We hear a lot of stories about college graduates working at Starbucks trying to pay back their loans, but how big of a problem is this really? It does seem to be true that more and more college graduates end up in low-skills positions. However, there is hope for the underemployed masses.
According to a recently published study, although underemployment rates for recent college grads are fairly high, this is not that unusual of a pattern. Those who have graduated college in the past five years are more likely to be unemployed and underemployed than those who have been out of college for over five years. Their findings seem to indicate that as workers gain experience and skills, their college education becomes more valuable, eventually leading them to a job more in line with their educational background.
However not all majors are created equal. The study also finds that students who major in technological areas, such as engineering, health or computers, are more likely to find a job that requires a bachelor’s degree than those who major, say, in liberal arts or hospitality.
Our results show that unemployment and underemployment rates differ markedly across majors: students majoring in fields that provide technical training, such as engineering or math and computers, or majoring in fields geared toward growing parts of the economy, such as education and health, have tended to do relatively well, even in today’s challenging labor market.
So what’s the solution? Should students all switch their majors to engineering, pre-med, or computer science? Not necessarily. After all we also have to remember that students who choose more technological majors are also choosing fields that are more difficult and require a specific set of skills. Not everyone is cut out to be an engineer, and you are going to do better in college if you choose a major that you are passionate about.

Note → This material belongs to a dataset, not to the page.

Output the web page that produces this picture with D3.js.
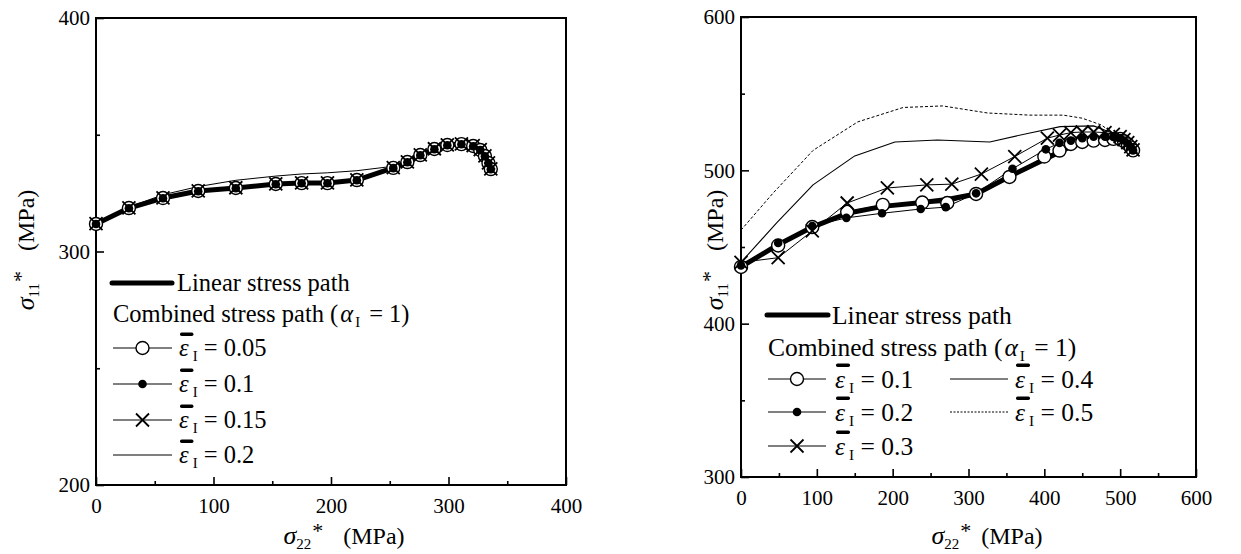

However, it should change the way you approach your college search. It may make sense to pay top dollar for an engineering degree from a prestigious university, as you can be reasonably assured you have a good chance of landing a well-paying job soon after graduation. Does it make sense to pay the same amount of money for a degree in communications, or hotel management?
What if you’re undecided about your major, which the majority of college students are? These students especially should spend some time familiarizing themselves with the job market. Not only will this give them ideas on what kind of jobs they might like, they will also be able to identify job fields that have the potential of employment after graduation.
Are you a recent college grad stuck in a low-paying, low-skills job? Do your best to learn the skills you need to get in the career that you want, or work your way up the ladder. After a few years spent in the job market, you are much more likely to land a higher-paying, high-skills position. That should be encouraging to all college grads, even in the midst of a recession.